The Capital Wasteland Wins Worst Traffic Congestion In America



As many of you know, I'm currently in the process of having my soul sucked out by an hour and a half a day on DC metro parkways. I'm as grateful for my awesome job as anyone else with one but really?!

This is from USA Today so it must be true:

The nation's capital is the most congested metropolitan area in the USA, a new report says. Instead of cursing the rush-hour gridlock, residents of Washington and its suburbs might conclude that their commute is so bad mainly because their city is better off economically than most.

What a bunch of morons out there. You guys think subjecting ourselves to that out there day in and day out makes us somehow better off than everyone else? Yes there are jobs here. But we also are fast on our way to becoming LA freeways at this rate.

This seems a bizarre way to celebrate our well-off-ness. Yay, I burn $7 a day scuttling back and forth from DC to the Maryland suburbs and I've become a hollowed-out recluse as a result. I hide in my condo on the weekends, crippled by Beltway PTSD and barely able to take my car down to the car wash. YAAAAAYYY!!

The Post hits it better:

Washington suffers from the worst traffic congestion in the nation, with drivers spending more than three days out of every 365 caught in traffic.

Helped along by a relatively robust economy, the Washington region forged well ahead of perennial rivals Chicago and Los Angeles, which ranked second and third in an extensive study conducted annually by a research group at Texas A&M University.

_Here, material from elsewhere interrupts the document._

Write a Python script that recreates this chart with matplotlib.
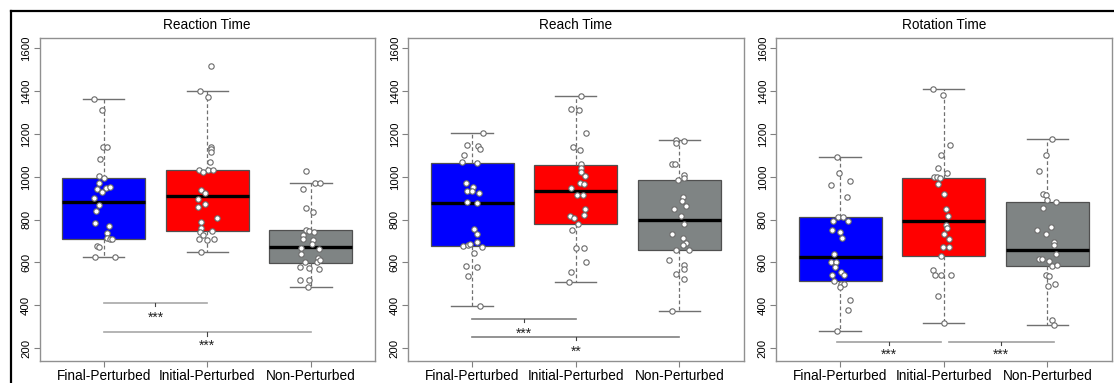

“This is one of those odd times when bad news is good news,” said Virginia Transportation Secretary Sean T. Connaughton. “The reason we have more congestion is that the Washington region has a very strong economy. I go to other parts of the state and they say they have no transportation problems.”

THREE DAYS. I look at my GPS stats and can't believe I spent 2 hours not moving out of 10 and a quarter hours of driving. But I can because I'm angry, my car is tired and I'm at the pump every few days. Bright side: there aren't any tolls along the way. Yet.

It's only going to get worse (and has) as we try to accomodate BRAC:

Maryland's depleted Transportation Trust Fund, the pot of money used to pay for local road projects, has languished in recent years as lawmakers directed the funds to other programs, and it remains to be seen whether supporters of a gas tax increase can muster enough momentum next year to rebuild the fund. An attempt to increase the state's 23.5 cents-per-gallon tax by 10 cents died during the 2011 General Assembly session.

“One (hurdle) is the challenge of infrastructure, keeping pace with the traffic demands generated by the new jobs,” said J. Michael Hayes, director of military and federal affairs for the state's Department of Business and Economic Development. “And that in the best of times is a challenge.”

Right.

I'm dying out there, people. Someone save me.